Wednesday, December 28, 2011

Some call for Dec. 29 as Dump Go Daddy day

By Suzanne Choney

Go Daddy is the target of some angry users who want to penalize the Web hosting giant and Internet domain registrar for its support of a controversial online piracy bill, despite Go Daddy recently retracting it after losing more than 37,000 Web domains in just the last several days, according to reports.

"There's a strange irony to the sudden, seemingly grassroots campaign against Go Daddy," writes Joe Wilcox of BetaNews, which says the "mass call for a Go Daddy boycott ... has taken on mass peer-pressure hysteria ? that by association you are somehow evil if you don't transfer domains from Go Daddy":

Stated differently, Go Daddy protesters block peoples' right to choose, too, by pressuring them to leave the registrar. They're guilty now of what they accuse the government would do in the future ? suppressing freedom on the Internet.

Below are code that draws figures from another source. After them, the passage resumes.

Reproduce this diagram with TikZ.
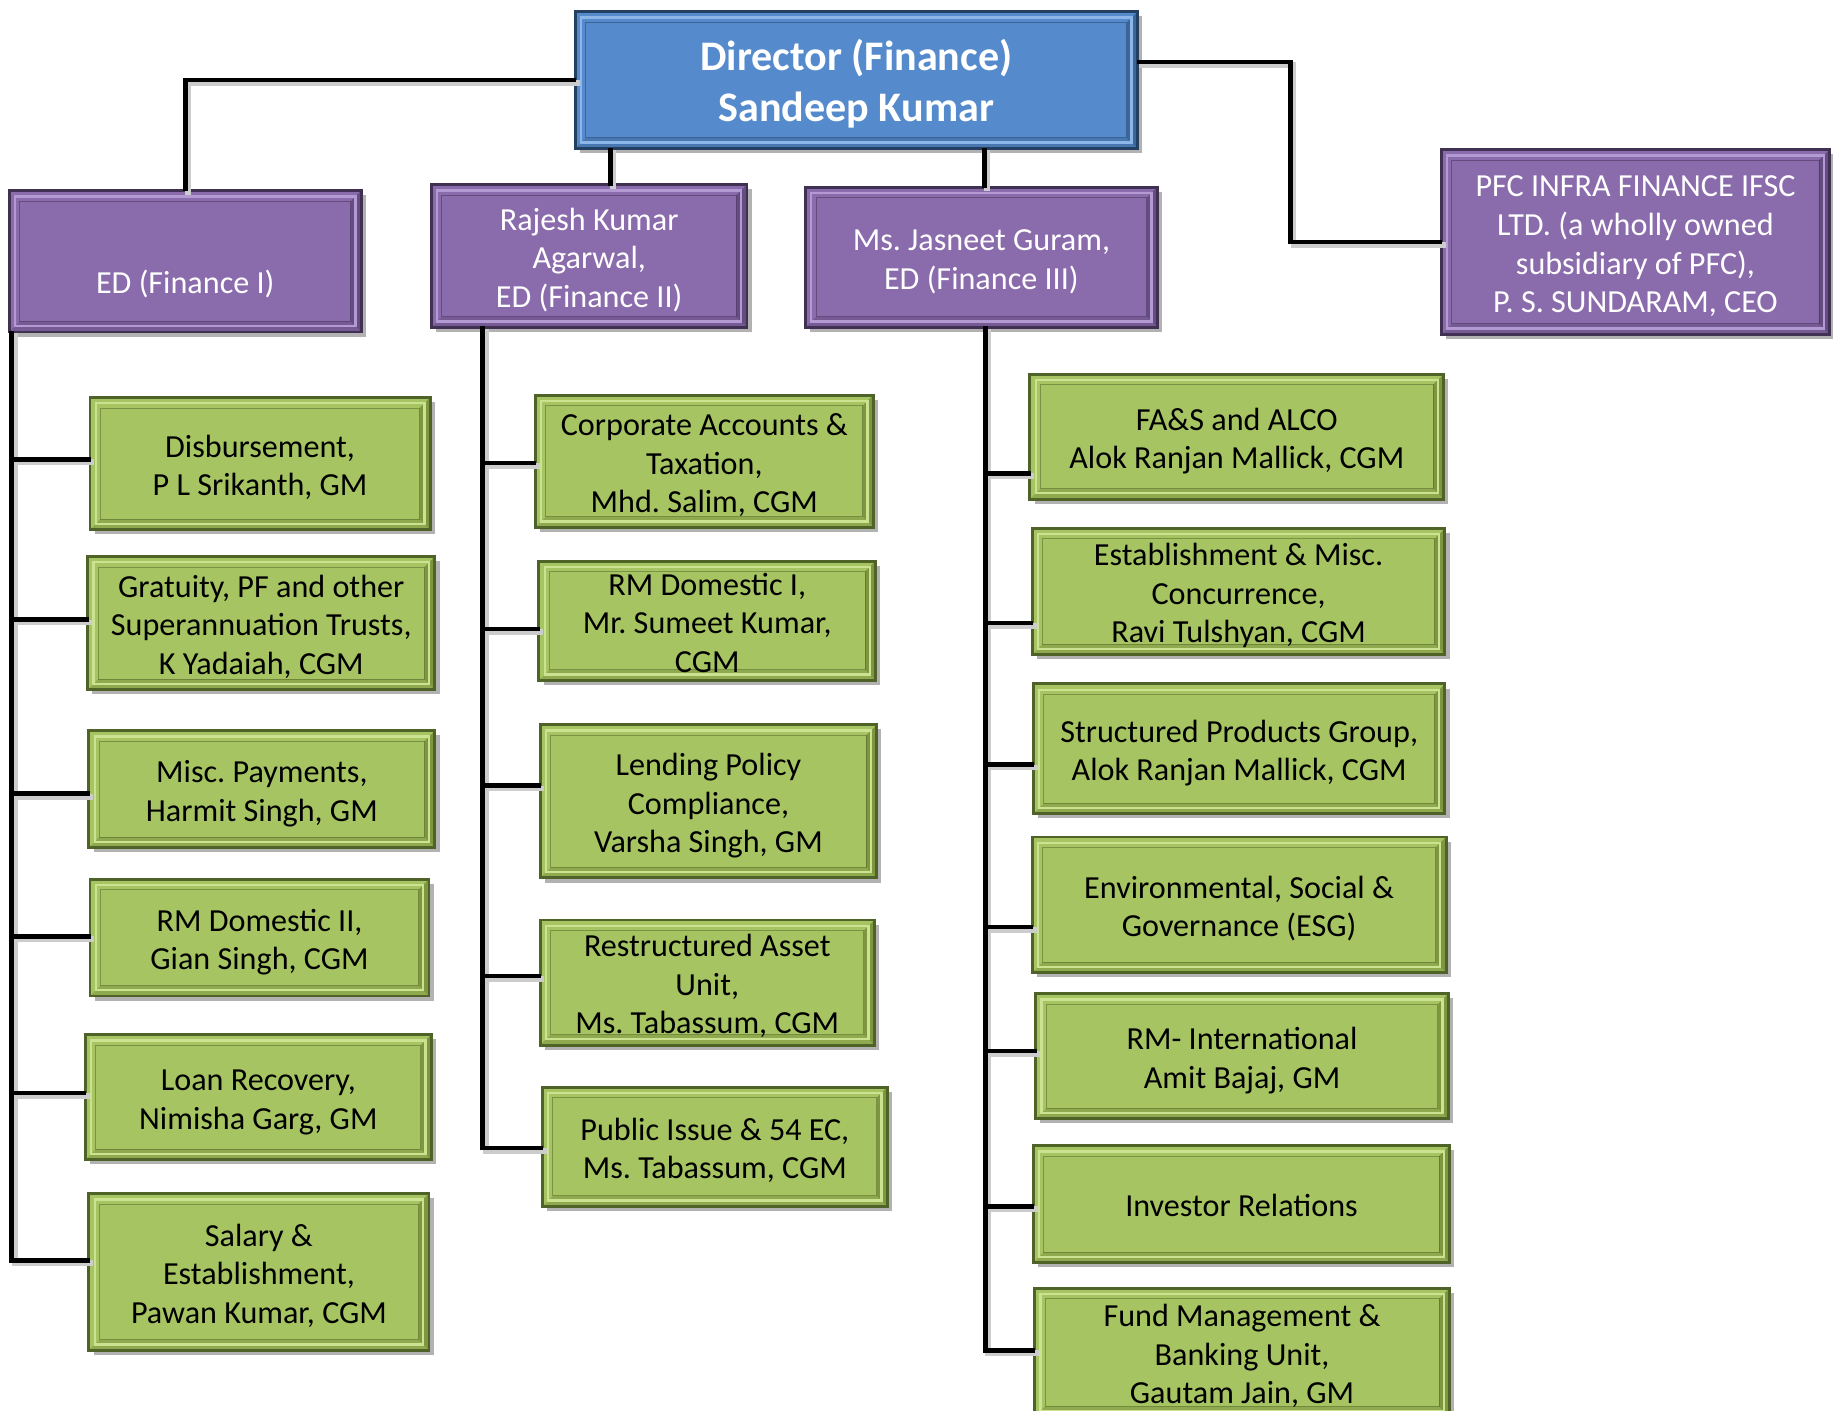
\documentclass[tikz,border=0pt]{standalone}
\usepackage{fontspec}
\setmainfont{Carlito}
\frenchspacing
\usetikzlibrary{shadows,calc}
\definecolor{gmain}{HTML}{A6C462}
\definecolor{gdark}{HTML}{4F6228}
\definecolor{gshade}{HTML}{7D963F}
\definecolor{glight}{HTML}{CBE291}
\definecolor{pmain}{HTML}{8A6BAC}
\definecolor{pdark}{HTML}{403152}
\definecolor{pshade}{HTML}{654D82}
\definecolor{plight}{HTML}{B49AD2}
\definecolor{bmain}{HTML}{558BCC}
\definecolor{bdark}{HTML}{244061}
\definecolor{bshade}{HTML}{3C6699}
\definecolor{blight}{HTML}{8CB6E8}
\newcommand\tsh{26pt}
\newcommand\tsd{10pt}
\tikzset{
  conn/.style={line width=4pt, line cap=rect, draw=black},
  connsh/.style={line width=5pt, line cap=rect, draw=black!20, transform canvas={shift={(2.5pt,-2.5pt)}}},
  bevelbox/.style n args={4}{rectangle, inner sep=0pt, align=center,
    fill=#1, draw=#2, line width=2.5pt,
    drop shadow={shadow xshift=4pt, shadow yshift=-4pt, opacity=0.3, fill=black},
    path picture={
      \fill[#3] (path picture bounding box.north east)
        -- ([shift={(-9pt,-9pt)}]path picture bounding box.north east)
        -- ([shift={(-9pt,9pt)}]path picture bounding box.south east)
        -- (path picture bounding box.south east) -- cycle;
      \fill[#3, opacity=0.55] (path picture bounding box.south east)
        -- ([shift={(-9pt,9pt)}]path picture bounding box.south east)
        -- ([shift={(9pt,9pt)}]path picture bounding box.south west)
        -- (path picture bounding box.south west) -- cycle;
      \draw[#4, line width=2pt] ([shift={(5pt,5pt)}]path picture bounding box.south west)
        rectangle ([shift={(-5pt,-5pt)}]path picture bounding box.north east);
      \draw[#2, line width=0.8pt, opacity=0.5] ([shift={(9pt,9pt)}]path picture bounding box.south west)
        rectangle ([shift={(-9pt,-9pt)}]path picture bounding box.north east);
    }},
  gbox/.style={bevelbox={gmain}{gdark}{gshade}{glight}, text=black,
    font=\fontsize{27.5}{33}\selectfont\renewcommand\tsh{29pt}\renewcommand\tsd{7pt}},
  pbox/.style={bevelbox={pmain}{pdark}{pshade}{plight}, text=white,
    font=\fontsize{27.5}{33}\selectfont\renewcommand\tsh{29pt}\renewcommand\tsd{7pt}},
  dbox/.style={bevelbox={bmain}{bdark}{bshade}{blight}, text=white,
    font=\bfseries\fontsize{36}{44}\selectfont\renewcommand\tsh{35.5pt}\renewcommand\tsd{8.5pt}},
}
\newcommand\mkbox[7]{\node[#2, minimum width=#5pt, minimum height=#6pt] (#1) at (#3,#4)
  {\rule{0pt}{\tsh}#7\rule[-\tsd]{0pt}{\tsd}};}
\newcommand\brn[4]{\coordinate (b#3) at ($(#3.west)+(0,#4)$); \draw[#1] (b#3 -| #2) -- (b#3);}
\newcommand\wires[1]{%
  \draw[#1] (dir.west) -| (ed1.north);
  \draw[#1] (dir.south -| x2) -- (rj.north -| x2);
  \draw[#1] (dir.south -| x3) -- (js.north -| x3);
  \draw[#1] ([yshift=15.5pt]dir.east) -| (pj) -- (pfc.west);
  \brn{#1}{t1}{dis}{-3.5}
  \brn{#1}{t1}{gra}{-3}
  \brn{#1}{t1}{misc}{4}
  \brn{#1}{t1}{rmd2}{-1}
  \brn{#1}{t1}{loan}{-3.5}
  \brn{#1}{t1}{sal}{-10}
  \brn{#1}{t2}{cat}{1.5}
  \brn{#1}{t2}{rmd1}{7}
  \brn{#1}{t2}{lpc}{-13.5}
  \brn{#1}{t2}{rau}{-5.5}
  \brn{#1}{t2}{pub}{1}
  \brn{#1}{t3}{fas}{31.5}
  \brn{#1}{t3}{emc}{27}
  \brn{#1}{t3}{spg}{13.5}
  \brn{#1}{t3}{esg}{19}
  \brn{#1}{t3}{rmi}{-4.5}
  \brn{#1}{t3}{inv}{2}
  \brn{#1}{t3}{fmb}{-2}
  \draw[#1] (ed1.south -| t1) -- (bsal -| t1);
  \draw[#1] (rj.south -| t2) -- (bpub -| t2);
  \draw[#1] (js.south -| t3) -- (bfmb -| t3);
}
\begin{document}
\begin{tikzpicture}[x=1pt,y=-1pt]
\clip (0,0) rectangle (1568,1207);
\fill[white] (0,0) rectangle (1568,1207);
% top level
\mkbox{dir}{dbox}{732.5}{68.5}{481}{117}{Director (Finance)\\Sandeep Kumar}
\mkbox{ed1}{pbox}{158.5}{223.5}{301}{121}{\\ED (Finance I)}
\mkbox{rj}{pbox}{504}{219}{270}{122}{Rajesh Kumar\\Agarwal,\\ED (Finance II)}
\mkbox{js}{pbox}{839.5}{220}{301}{120}{Ms. Jasneet Guram,\\ED (Finance III)}
\mkbox{pfc}{pbox}{1399}{207}{332}{158}{PFC INFRA FINANCE IFSC\\LTD. (a wholly owned\\subsidiary of PFC),\\P. S. SUNDARAM, CEO}
% column 1
\mkbox{dis}{gbox}{222.5}{396.5}{291}{113}{Disbursement,\\P L Srikanth, GM}
\mkbox{gra}{gbox}{223.5}{533}{297}{114}{Gratuity, PF and other\\Superannuation Trusts,\\K Yadaiah, CGM}
\mkbox{misc}{gbox}{224}{675}{296}{100}{Misc. Payments,\\Harmit Singh, GM}
\mkbox{rmd2}{gbox}{222}{802}{290}{100}{RM Domestic II,\\Gian Singh, CGM}
\mkbox{loan}{gbox}{221}{938.5}{296}{107}{Loan Recovery,\\Nimisha Garg, GM}
\mkbox{sal}{gbox}{221.5}{1088}{291}{134}{Salary \&\\Establishment,\\Pawan Kumar, CGM}
% column 2
\mkbox{cat}{gbox}{602.5}{394.5}{289}{113}{Corporate Accounts \&\\Taxation,\\Mhd. Salim, CGM}
\mkbox{rmd1}{gbox}{605}{531}{288}{102}{RM Domestic I,\\Mr. Sumeet Kumar,\\CGM}
\mkbox{lpc}{gbox}{606}{685.5}{288}{131}{Lending Policy\\Compliance,\\Varsha Singh, GM}
\mkbox{rau}{gbox}{605}{840.5}{286}{107}{Restructured Asset\\Unit,\\Ms. Tabassum, CGM}
\mkbox{pub}{gbox}{611.5}{981}{295}{102}{Public Issue \& 54 EC,\\Ms. Tabassum, CGM}
% column 3
\mkbox{fas}{gbox}{1058}{373.5}{354}{107}{FA\&S and ALCO\\Alok Ranjan Mallick, CGM}
\mkbox{emc}{gbox}{1059.5}{506}{353}{108}{Establishment \& Misc.\\Concurrence,\\Ravi Tulshyan, CGM}
\mkbox{spg}{gbox}{1060}{640.5}{352}{111}{Structured Products Group,\\Alok Ranjan Mallick, CGM}
\mkbox{esg}{gbox}{1060}{774}{354}{116}{Environmental, Social \&\\Governance (ESG)}
\mkbox{rmi}{gbox}{1062.5}{903.5}{353}{107}{RM- International\\Amit Bajaj, GM}
\mkbox{inv}{gbox}{1062}{1030}{356}{100}{Investor Relations}
\mkbox{fmb}{gbox}{1062.5}{1157}{355}{110}{Fund Management \&\\Banking Unit,\\Gautam Jain, GM}
% connectors
\coordinate (t1) at (10,0);
\coordinate (t2) at (413,0);
\coordinate (t3) at (843,0);
\coordinate (x2) at (522,0);
\coordinate (x3) at (842,0);
\coordinate (pj) at (1104,207);
\wires{connsh}
\wires{conn}
\end{tikzpicture}
\end{document}
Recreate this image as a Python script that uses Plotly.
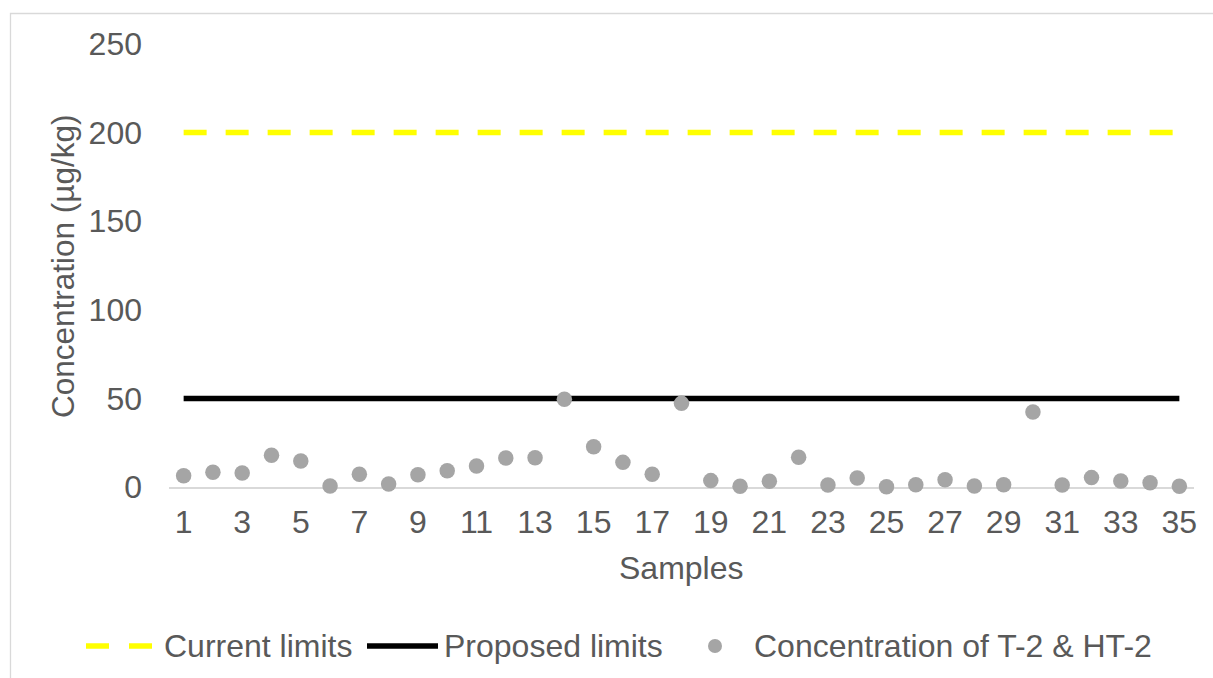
import plotly.graph_objects as go

# Sample numbers and measured T-2 + HT-2 concentrations (µg/kg)
samples = list(range(1, 36))
concentration = [6.4, 8.3, 7.9, 17.9, 14.7, 0.6, 7.2, 1.7, 6.9, 9.2,
                 11.9, 16.4, 16.5, 49.5, 22.7, 13.9, 7.2, 47.2, 3.6, 0.4,
                 3.2, 16.8, 1.1, 5.1, 0.2, 1.3, 4.1, 0.6, 1.3, 42.3,
                 1.1, 5.3, 3.4, 2.4, 0.4]
current_limit = [200] * len(samples)
proposed_limit = [50] * len(samples)

x_tick_vals = list(range(1, 36, 2))
x_tick_text = [str(v) for v in x_tick_vals]
y_tick_vals = [0, 50, 100, 150, 200, 250]

legend_labels = ["Current limits", "Proposed limits", "Concentration of T-2 & HT-2"]

W, H = 1213, 678
L, R, T, B = 169, 19, 44, 191
PW, PH = W - L - R, H - T - B

FONT = "Liberation Sans, Arial, sans-serif"
TEXT = "#595959"
GRID = "#d9d9d9"
YELLOW = "#ffff00"
BLACK = "#000000"
GREY = "#a5a5a5"
FS = 32


def px(xp):
    return (xp - L) / PW


def py(yp):
    return (H - B - yp) / PH


fig = go.Figure()
fig.add_trace(go.Scatter(x=samples, y=current_limit, mode="lines",
                         line=dict(color=YELLOW, width=5.5, dash="23px,19px"),
                         name=legend_labels[0], showlegend=False))
fig.add_trace(go.Scatter(x=samples, y=proposed_limit, mode="lines",
                         line=dict(color=BLACK, width=5.5),
                         name=legend_labels[1], showlegend=False))
fig.add_trace(go.Scatter(x=samples, y=concentration, mode="markers",
                         marker=dict(color=GREY, size=15.5),
                         cliponaxis=False,
                         name=legend_labels[2], showlegend=False))

shapes = [
    # outer chart frame
    dict(type="rect", xref="paper", yref="paper",
         x0=px(10.5), y0=py(700), x1=px(1240), y1=py(13.5),
         line=dict(color=GRID, width=1.3), fillcolor="rgba(0,0,0,0)", layer="below"),
    # legend symbols
    dict(type="line", xref="paper", yref="paper", x0=px(86), x1=px(109),
         y0=py(646), y1=py(646), line=dict(color=YELLOW, width=5.5)),
    dict(type="line", xref="paper", yref="paper", x0=px(129), x1=px(152),
         y0=py(646), y1=py(646), line=dict(color=YELLOW, width=5.5)),
    dict(type="line", xref="paper", yref="paper", x0=px(367), x1=px(438),
         y0=py(646), y1=py(646), line=dict(color=BLACK, width=5.5)),
    dict(type="circle", xref="paper", yref="paper", x0=px(708), x1=px(722),
         y0=py(653), y1=py(639), line=dict(width=0), fillcolor=GREY),
]

annotations = [
    dict(text="Concentration (µg/kg)", xref="paper", yref="paper",
         x=px(63), y=py(266), textangle=-90, showarrow=False,
         xanchor="center", yanchor="middle", font=dict(size=31.5, color=TEXT, family=FONT)),
    dict(text="Samples", xref="paper", yref="paper",
         x=px(681), y=py(568), showarrow=False,
         xanchor="center", yanchor="middle", font=dict(size=FS, color=TEXT, family=FONT)),
    dict(text=legend_labels[0], xref="paper", yref="paper", x=px(162), y=py(646),
         showarrow=False, xanchor="left", yanchor="middle",
         font=dict(size=FS, color=TEXT, family=FONT)),
    dict(text=legend_labels[1], xref="paper", yref="paper", x=px(442), y=py(646),
         showarrow=False, xanchor="left", yanchor="middle",
         font=dict(size=FS, color=TEXT, family=FONT)),
    dict(text=legend_labels[2], xref="paper", yref="paper", x=px(752), y=py(646),
         showarrow=False, xanchor="left", yanchor="middle",
         font=dict(size=FS, color=TEXT, family=FONT)),
]

fig.update_layout(
    width=W, height=H,
    margin=dict(l=L, r=R, t=T, b=B),
    paper_bgcolor="white", plot_bgcolor="white",
    showlegend=False,
    font=dict(family=FONT, size=FS, color=TEXT),
    shapes=shapes,
    annotations=annotations,
    xaxis=dict(range=[0.5, 35.5], tickmode="array", tickvals=x_tick_vals,
               ticktext=x_tick_text, showgrid=False, zeroline=False,
               showline=True, linecolor=GRID, linewidth=2, ticks="",
               layer="below traces", ticklabelstandoff=6,
               tickfont=dict(size=FS, color=TEXT, family=FONT)),
    yaxis=dict(range=[0, 250], tickmode="array", tickvals=y_tick_vals,
               showgrid=False, zeroline=False, showline=False, ticks="",
               ticklabelstandoff=26,
               tickfont=dict(size=FS, color=TEXT, family=FONT)),
)

fig.write_html("out.html")
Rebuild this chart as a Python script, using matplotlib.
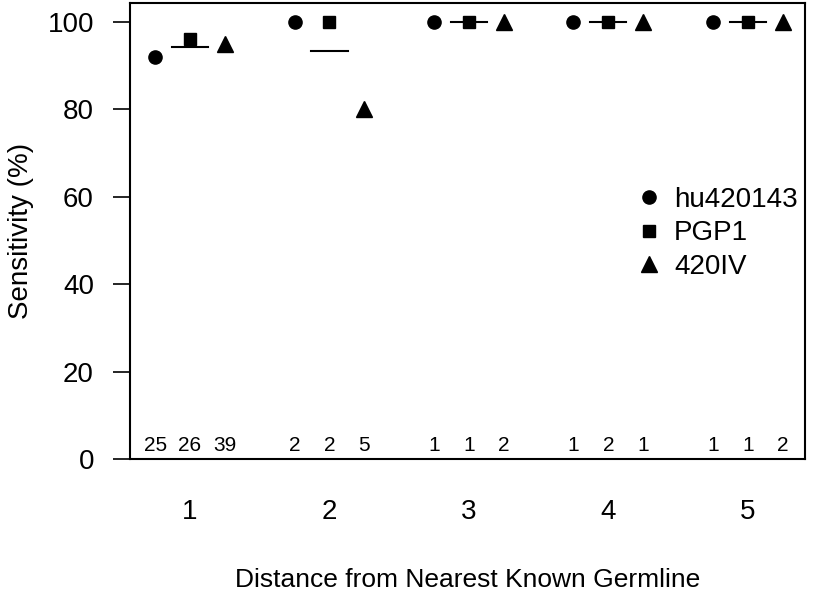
import numpy as np
import matplotlib
matplotlib.use("Agg")
import matplotlib.pyplot as plt

plt.rcParams["font.family"] = ["Liberation Sans", "DejaVu Sans"]

# distance groups and sample labels
distances = [1, 2, 3, 4, 5]
samples = ["hu420143", "PGP1", "420IV"]
markers = ["o", "s", "^"]
marker_sizes = [9.5, 8.5, 11.5]

# sensitivity (%) per sample, per distance
sens_hu420143 = [92.0, 100, 100, 100, 100]
sens_pgp1 = [96.2, 100, 100, 100, 100]
sens_420iv = [94.9, 80, 100, 100, 100]

# number of sites per sample, per distance
n_hu420143 = [25, 2, 1, 1, 1]
n_pgp1 = [26, 2, 1, 2, 1]
n_420iv = [39, 5, 2, 1, 2]

sens = [sens_hu420143, sens_pgp1, sens_420iv]
counts = [n_hu420143, n_pgp1, n_420iv]
offsets = [-0.25, 0.0, 0.25]

fig = plt.figure(figsize=(8.13, 5.92), dpi=100)
ax = fig.add_axes([0.16, 0.2247, 0.83, 0.770])

x = np.array(distances)
for i in range(3):
    ax.plot(x + offsets[i], sens[i], linestyle="none", marker=markers[i],
            markersize=marker_sizes[i], color="black", label=samples[i])
    for xi, c in zip(x, counts[i]):
        ax.text(xi + offsets[i], 0.8, str(c), ha="center", va="bottom", fontsize=15)

# mean line per distance
means = np.mean(np.array(sens), axis=0)
for xi, m in zip(x, means):
    ax.plot([xi - 0.13, xi + 0.13], [m, m], color="black", lw=1.5)

ax.set_xlim(0.57, 5.41)
ax.set_ylim(0, 104.3)
ax.set_xticks(distances)
ax.set_yticks([0, 20, 40, 60, 80, 100])
ax.tick_params(axis="x", length=0, pad=29, labelsize=20)
ax.tick_params(axis="y", length=12, width=1.2, pad=14, labelsize=20)
for s in ax.spines.values():
    s.set_linewidth(1.5)

ax.set_xlabel("Distance from Nearest Known Germline", fontsize=19, labelpad=31)
ax.set_ylabel("Sensitivity (%)", fontsize=20, labelpad=10)

ax.legend(loc="center left", bbox_to_anchor=(0.728, 0.495), frameon=False,
          fontsize=20, handlelength=1.0, handletextpad=0.4, labelspacing=0.26,
          borderpad=0)

fig.savefig("out.png", dpi=100)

The Go Daddy boycott and "dump day" were organized by users of social news site? Reddit, who also set up a boycott site:

Since the announcement of the boycott of Go Daddy, Go Daddy has just publicly dropped their support of the heinous Stop Online Piracy Act or SOPA. But, they still support the Senate version of SOPA, called PIPA or PROTECT-IP. If you work on the internet and do business with Go Daddy you're supporting a company who is actively working against your best interests.

Hollywood studios and record companies favor the Stop Online Piracy Act as much as many major technology companies ? including Google, Facebook, Apple, Intel and Microsoft ? oppose it. The bill makes the streaming of unauthorized content a felony. But it also would require websites and telecom service providers to monitor content and traffic across their networks for piracy, and let law enforcement actually seize a website and shut it down.

Last week, the House Judiciary Committee said it would delay debate on the bill, H.R. 3261, until early next year.

Go Daddy's CEO, Warren Adelman, in a Dec. 23 press release, said the company is pulling its support for SOPA, and that while fighting online piracy is of "the utmost importance .. we can clearly do better. It's very important that all Internet stakeholders work together on this. Getting it right is worth the wait. Go Daddy will support it when and if the Internet community supports it."

Despite that diplomatic tone, Go Daddy's Christine Jones made it quite clear in the same press release that the company "has always fought to preserve the intellectual property rights of third parties, and will continue to do so in the future."